At least ACC is acknowledging at last that such exposures are routine and a ubiquitous phenomenon in our daily lives. They’re now reduced to quibbling over the levels and what it all means. I guess that’s progress of sorts.
The new study does not, of course, prove these chemicals are causing harm to the women or their developing fetuses. But in my view, this study’s key finding that pregnant women are routinely exposed, not to one or a few, but to dozens or hundreds of chemicals should radically alter the presumption as to safety or lack thereof.

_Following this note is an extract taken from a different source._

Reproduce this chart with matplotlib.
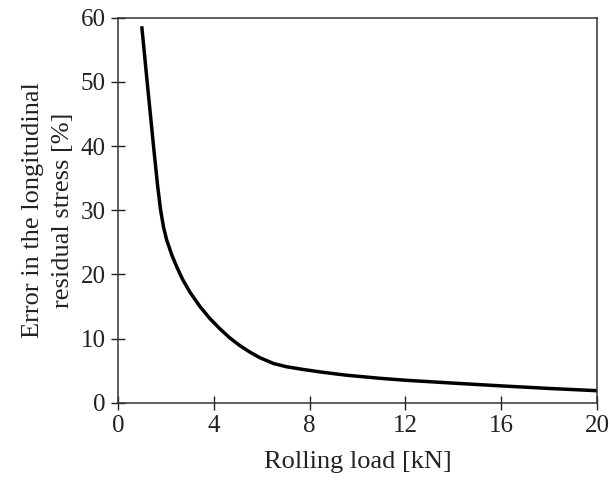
import matplotlib
matplotlib.use("Agg")
import matplotlib.pyplot as plt

# Rolling load [kN] vs error [%]
load = [1.0, 1.25, 1.5, 1.65, 1.78, 1.9, 2.03, 2.25, 2.45, 2.7, 3.01, 3.42, 3.84,
        4.26, 4.7, 5.09, 5.5, 5.93, 6.5, 7.04, 7.7, 8.43, 9.5, 10.94, 12.0, 14.0,
        16.0, 18.0, 20.0]
error = [58.4, 48.8, 39.4, 34.0, 30.0, 27.4, 25.4, 23.0, 21.2, 19.2, 17.2, 15.0, 13.1,
         11.5, 10.0, 8.9, 7.9, 7.0, 6.1, 5.6, 5.2, 4.8, 4.3, 3.8, 3.5, 3.05,
         2.62, 2.22, 1.87]

xticks = [0, 4, 8, 12, 16, 20]
yticks = [0, 10, 20, 30, 40, 50, 60]

plt.rcParams["font.family"] = ["Liberation Serif", "DejaVu Serif"]

fig = plt.figure(figsize=(6.1, 4.86), dpi=100)
ax = fig.add_axes([0.1934, 0.1714, 0.7853, 0.7922])

ax.plot(load, error, color="black", linewidth=2.5, solid_joinstyle="round")

ax.set_xlim(0, 20)
ax.set_ylim(0, 60)
ax.set_xticks(xticks)
ax.set_yticks(yticks)
ax.tick_params(direction="inout", length=10, width=1, labelsize=18, colors="#222222", pad=4)
for s in ax.spines.values():
    s.set_linewidth(1.1)
    s.set_color("#333333")

ax.set_xlabel("Rolling load [kN]", fontsize=19, labelpad=10, color="#222222")
ax.set_ylabel("Error in the longitudinal\nresidual stress [%]", fontsize=19,
              labelpad=5, linespacing=1.45, color="#222222")

fig.savefig("out.png", dpi=100)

Moreover, the authors of the new study directly cite evidence that the levels of some chemicals detected in pregnant women are of concern, based on other available human data:
“While we did not make any direct connection to potential adverse health consequences, many of these chemical analytes were similar to levels measured in epidemiologic studies finding an association with adverse reproductive and developmental outcomes. These include: phthalates (prenatal exposures have been associated with increased risk of adverse male reproductive outcomes); mercury and developmental neurological outcomes, PBDEs and neurodevelopmental outcomes; and PCBs and maternal thyroid hormone disruption during pregnancy.” (references omitted)
And they point out that cumulative exposures need to be considered – that is, exposures to multiple chemicals that are linked to the same kinds of adverse health effects (e.g. effects on brain development), which is directly relevant for many of the chemicals detected in pregnant women. Addressing such cumulative exposures is a key recommendation of the National Academy of Sciences.
The new study leaves me with one question: How many more such wake-up calls do we need before our government enacts policies to ensure the safety of chemicals to which we are exposed?